The above simplification follows from the fact that you can evaluate the numerator is a telescope sum. The result isn't random at all, as you can see, i.e. the expected value of the average distance between neighbours is simply $\frac{B-A}{n+1}$.

  • 0
    You've considerably simplified the problem by including the endpoints of the interval :-) The question refers to the distances between nearest neighbours of the selected integers, so $X_1-A$ nd $B-X_n$ don't contribute to the sum.2011-04-04
  • 0
    @joriki: I thought that was it that was added by the OP by his edit-paragraph.2011-04-04
  • 0
    @joriki @phimuemue: I would take the OP to be asking for the length of the shortest piece of rope after the cuts. But I don't think the OP was asking average length per piece of $N+1$ pieces of rope adding up to $B-A$.2011-04-04
  • 0
    Sorry, I hadn't noticed the edit.2011-04-04
0

There are $N$ places out of $B - A - 1$ where cuts can be made so we must have $N+1 \ge B - A $ to be able to make any cuts. The shortest distance $s$ between neighbours (i.e. cuts and endpoints) must satisfy $s(N+1) \ge B-A$ so the widest possible shortest distance between neighbours is $\lfloor \frac{B-A}{N+1} \rfloor$.

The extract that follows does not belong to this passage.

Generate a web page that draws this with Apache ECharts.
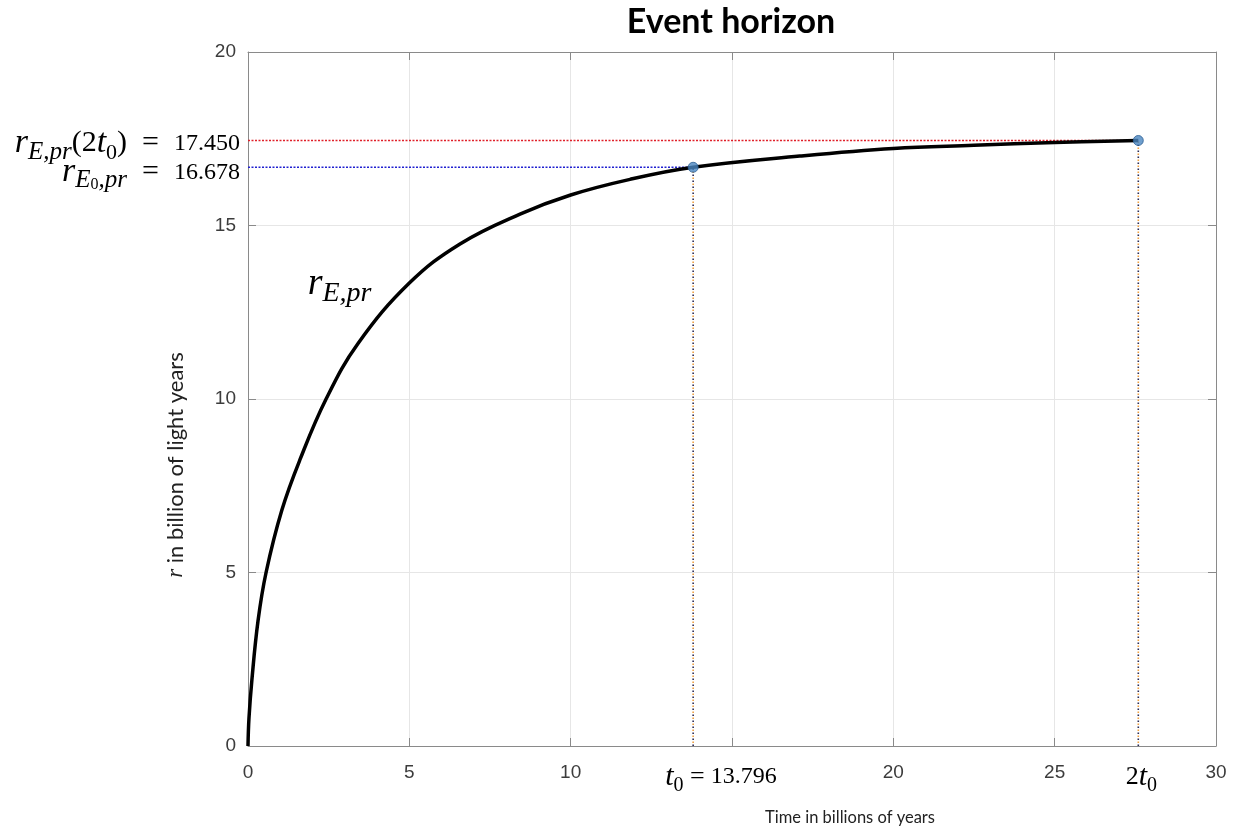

There are $B-A-1 \choose N$ ways of making the $N$ cuts. If the shortest difference between neighbours is at least $s$, then there are $B-A-1 - (s-1)N \choose N$ ways of making the $N$ cuts. So the probability that the shortest distance between neighbours is exactly $s$ is $$Pr(S=s) = \frac{{B-A-1 - (s-1)N \choose N} - {B-A-1 - sN \choose N} }{B-A-1 \choose N}.$$

The expected shortest distance between neighbours is therefore $$E[S]=\sum_{s=1}^{\lfloor \frac{B-A}{N+1} \rfloor} \frac{{B-A-1 - (s-1)N \choose N} }{B-A-1 \choose N} . $$

As an illustration, if $A=10$, $B=20$ and $N=3$, then the widest possible shortest distance is $2$. There are 20 ways of the shortest distance being 2, and 64 ways of it being 1, out of a total of 84. The expected shortest distance is therefore $\frac{104}{84} \approx 1.238$.